The Irredeemables
National Review|October 10, 2016

Hillary Clinton and the politics of leftist condescension.

Kevin D.Williamson
The Irredeemables

IN the 1980's, every punk band had a song about racism, the classic of the genre being “Racism Sucks,” by 7 Seconds, whose teenaged members had no doubt learned a great deal about the hard facts of black life on the almost exclusively white streets of Reno, Nev., in 1981. There was also the Dead Kennedys’ “Nazi Punks F*** Off,” also from 1981, Black Flag’s “White Minority,” Operation Ivy’s “Unity,” Minor Threat’s “Guilty of Being White”—it is a pretty big catalogue.

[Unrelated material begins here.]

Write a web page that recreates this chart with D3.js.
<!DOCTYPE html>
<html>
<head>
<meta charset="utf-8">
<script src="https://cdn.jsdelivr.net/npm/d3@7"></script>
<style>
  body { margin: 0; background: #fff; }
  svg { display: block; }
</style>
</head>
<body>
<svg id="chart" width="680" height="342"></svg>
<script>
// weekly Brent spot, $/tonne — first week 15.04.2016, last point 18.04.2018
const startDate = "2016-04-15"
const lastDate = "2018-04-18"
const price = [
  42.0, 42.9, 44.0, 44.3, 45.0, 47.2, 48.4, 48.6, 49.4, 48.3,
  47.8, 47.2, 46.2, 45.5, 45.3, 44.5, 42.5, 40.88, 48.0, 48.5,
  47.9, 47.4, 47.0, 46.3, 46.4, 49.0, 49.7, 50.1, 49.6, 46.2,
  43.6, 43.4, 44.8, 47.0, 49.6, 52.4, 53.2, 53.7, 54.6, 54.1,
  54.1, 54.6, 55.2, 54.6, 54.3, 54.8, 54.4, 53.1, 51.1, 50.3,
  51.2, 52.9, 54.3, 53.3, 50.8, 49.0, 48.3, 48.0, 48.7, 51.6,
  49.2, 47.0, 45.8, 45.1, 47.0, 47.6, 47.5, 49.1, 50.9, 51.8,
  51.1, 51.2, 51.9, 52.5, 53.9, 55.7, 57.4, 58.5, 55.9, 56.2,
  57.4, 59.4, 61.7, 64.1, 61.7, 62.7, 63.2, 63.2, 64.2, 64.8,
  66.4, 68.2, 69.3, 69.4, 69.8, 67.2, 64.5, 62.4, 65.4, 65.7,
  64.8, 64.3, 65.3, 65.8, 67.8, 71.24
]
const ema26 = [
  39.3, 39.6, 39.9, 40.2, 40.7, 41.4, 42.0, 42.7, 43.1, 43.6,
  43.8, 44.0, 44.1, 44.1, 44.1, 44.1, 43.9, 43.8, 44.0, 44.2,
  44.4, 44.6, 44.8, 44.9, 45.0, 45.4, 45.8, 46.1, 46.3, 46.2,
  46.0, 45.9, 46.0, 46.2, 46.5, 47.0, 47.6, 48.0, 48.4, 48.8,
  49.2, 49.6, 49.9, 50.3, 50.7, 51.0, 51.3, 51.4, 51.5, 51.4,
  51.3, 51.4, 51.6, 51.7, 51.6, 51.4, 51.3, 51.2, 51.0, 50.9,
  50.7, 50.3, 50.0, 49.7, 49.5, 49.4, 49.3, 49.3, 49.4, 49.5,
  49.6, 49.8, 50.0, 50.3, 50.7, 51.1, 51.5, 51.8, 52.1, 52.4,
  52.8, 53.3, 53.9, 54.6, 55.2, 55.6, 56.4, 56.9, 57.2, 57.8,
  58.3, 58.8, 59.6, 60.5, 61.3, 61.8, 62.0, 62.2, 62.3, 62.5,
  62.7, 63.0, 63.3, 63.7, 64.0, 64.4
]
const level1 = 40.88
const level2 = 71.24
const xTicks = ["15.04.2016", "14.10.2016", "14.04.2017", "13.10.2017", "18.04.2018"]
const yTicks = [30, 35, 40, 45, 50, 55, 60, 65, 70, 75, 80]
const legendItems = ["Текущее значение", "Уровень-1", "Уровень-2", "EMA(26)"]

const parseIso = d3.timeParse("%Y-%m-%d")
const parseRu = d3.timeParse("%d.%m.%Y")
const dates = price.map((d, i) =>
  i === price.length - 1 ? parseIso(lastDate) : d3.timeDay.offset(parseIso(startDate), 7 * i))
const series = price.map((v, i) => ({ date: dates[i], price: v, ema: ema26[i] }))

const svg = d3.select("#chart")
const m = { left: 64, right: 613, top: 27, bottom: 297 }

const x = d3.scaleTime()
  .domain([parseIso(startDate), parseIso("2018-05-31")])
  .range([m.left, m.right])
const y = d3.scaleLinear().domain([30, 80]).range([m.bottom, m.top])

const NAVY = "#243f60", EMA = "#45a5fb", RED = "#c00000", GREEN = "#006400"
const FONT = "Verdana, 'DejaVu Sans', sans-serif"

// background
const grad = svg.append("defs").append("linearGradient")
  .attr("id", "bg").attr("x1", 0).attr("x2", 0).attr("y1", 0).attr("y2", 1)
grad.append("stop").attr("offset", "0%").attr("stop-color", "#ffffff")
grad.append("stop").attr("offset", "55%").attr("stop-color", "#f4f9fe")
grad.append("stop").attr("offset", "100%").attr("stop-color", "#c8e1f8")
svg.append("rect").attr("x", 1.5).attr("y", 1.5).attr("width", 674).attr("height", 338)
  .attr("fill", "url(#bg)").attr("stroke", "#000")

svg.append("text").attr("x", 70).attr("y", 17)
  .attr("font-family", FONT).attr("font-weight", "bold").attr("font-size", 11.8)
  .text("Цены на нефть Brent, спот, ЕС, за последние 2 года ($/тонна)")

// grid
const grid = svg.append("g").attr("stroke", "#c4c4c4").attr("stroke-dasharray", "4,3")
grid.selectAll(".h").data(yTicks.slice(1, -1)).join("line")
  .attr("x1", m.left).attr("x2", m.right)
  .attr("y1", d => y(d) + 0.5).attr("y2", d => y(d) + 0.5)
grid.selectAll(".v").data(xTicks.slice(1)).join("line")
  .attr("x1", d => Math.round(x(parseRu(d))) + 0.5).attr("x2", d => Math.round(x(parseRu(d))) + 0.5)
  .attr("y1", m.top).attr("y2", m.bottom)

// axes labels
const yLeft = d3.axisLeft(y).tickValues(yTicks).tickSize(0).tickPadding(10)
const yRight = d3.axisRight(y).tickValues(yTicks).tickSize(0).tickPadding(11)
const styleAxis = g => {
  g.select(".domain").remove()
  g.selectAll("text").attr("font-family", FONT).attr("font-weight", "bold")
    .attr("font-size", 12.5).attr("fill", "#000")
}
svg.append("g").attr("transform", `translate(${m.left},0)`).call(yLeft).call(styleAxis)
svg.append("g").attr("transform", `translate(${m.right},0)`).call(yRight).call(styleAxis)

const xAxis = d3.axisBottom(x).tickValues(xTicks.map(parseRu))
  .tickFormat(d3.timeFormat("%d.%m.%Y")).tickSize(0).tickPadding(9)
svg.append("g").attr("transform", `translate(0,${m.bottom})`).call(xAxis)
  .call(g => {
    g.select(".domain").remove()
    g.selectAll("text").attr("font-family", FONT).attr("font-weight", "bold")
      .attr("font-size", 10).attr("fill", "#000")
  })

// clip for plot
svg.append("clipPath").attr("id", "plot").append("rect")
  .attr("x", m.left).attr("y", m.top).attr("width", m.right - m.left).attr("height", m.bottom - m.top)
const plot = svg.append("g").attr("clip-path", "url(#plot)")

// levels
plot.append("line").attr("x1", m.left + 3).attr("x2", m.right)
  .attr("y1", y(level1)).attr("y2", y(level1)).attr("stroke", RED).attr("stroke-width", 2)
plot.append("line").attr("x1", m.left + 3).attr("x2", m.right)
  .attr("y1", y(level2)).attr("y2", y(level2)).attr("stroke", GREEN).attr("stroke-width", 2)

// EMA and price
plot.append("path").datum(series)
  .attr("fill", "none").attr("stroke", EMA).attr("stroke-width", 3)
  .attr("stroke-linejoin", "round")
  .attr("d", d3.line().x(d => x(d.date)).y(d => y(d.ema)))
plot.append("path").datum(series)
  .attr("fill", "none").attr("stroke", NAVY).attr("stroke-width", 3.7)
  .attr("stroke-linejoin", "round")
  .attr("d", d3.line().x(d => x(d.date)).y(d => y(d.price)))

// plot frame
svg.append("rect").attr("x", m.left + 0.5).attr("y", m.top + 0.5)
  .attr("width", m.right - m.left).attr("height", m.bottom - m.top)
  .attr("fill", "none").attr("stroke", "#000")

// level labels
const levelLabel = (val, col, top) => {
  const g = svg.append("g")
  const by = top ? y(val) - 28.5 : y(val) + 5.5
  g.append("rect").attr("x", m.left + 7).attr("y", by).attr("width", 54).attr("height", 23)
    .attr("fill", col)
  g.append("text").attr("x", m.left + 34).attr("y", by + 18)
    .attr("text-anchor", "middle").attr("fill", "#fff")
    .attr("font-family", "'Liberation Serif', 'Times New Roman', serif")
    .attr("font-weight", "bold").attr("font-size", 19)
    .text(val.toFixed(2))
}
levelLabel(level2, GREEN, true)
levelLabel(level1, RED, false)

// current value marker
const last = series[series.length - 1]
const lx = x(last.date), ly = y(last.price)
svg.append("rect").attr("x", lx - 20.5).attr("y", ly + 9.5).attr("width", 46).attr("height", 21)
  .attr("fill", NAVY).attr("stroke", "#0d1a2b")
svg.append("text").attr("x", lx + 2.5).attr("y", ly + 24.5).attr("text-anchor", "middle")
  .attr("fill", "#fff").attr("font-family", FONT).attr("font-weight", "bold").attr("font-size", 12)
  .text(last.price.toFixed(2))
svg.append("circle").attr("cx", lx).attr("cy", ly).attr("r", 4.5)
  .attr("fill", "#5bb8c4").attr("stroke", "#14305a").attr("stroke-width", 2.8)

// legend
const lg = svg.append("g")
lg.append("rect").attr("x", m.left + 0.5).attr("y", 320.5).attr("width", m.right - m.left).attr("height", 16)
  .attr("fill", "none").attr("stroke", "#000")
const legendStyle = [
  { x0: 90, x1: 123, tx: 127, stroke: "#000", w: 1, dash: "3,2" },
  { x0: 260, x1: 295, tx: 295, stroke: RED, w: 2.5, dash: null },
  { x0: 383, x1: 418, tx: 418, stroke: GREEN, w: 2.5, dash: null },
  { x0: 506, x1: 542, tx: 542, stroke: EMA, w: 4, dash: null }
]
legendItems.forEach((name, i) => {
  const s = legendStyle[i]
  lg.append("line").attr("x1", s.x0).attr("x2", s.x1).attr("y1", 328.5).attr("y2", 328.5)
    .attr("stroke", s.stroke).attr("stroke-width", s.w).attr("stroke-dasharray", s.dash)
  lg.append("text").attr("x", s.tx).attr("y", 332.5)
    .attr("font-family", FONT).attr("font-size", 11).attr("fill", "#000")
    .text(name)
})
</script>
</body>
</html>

Preachy stuff, in the main, but preaching to whom? By the 1980's, it had become difficult to find an honest-to-God open racist in the wild, at least one under about 50 or so. Punk posed as a counterculture, but here at least it was merely setting the rules of polite society to music. Indeed, it was much, much more outré to be an open racist than to have a purple mohawk—a fact that was helped along enormously by Geraldo Rivera and his infamous 1988 show with white supremacist John Metzger, which ended in a televised skinhead brawl.

People tuned in to watch that episode not because it was familiar, but because it was so unusual.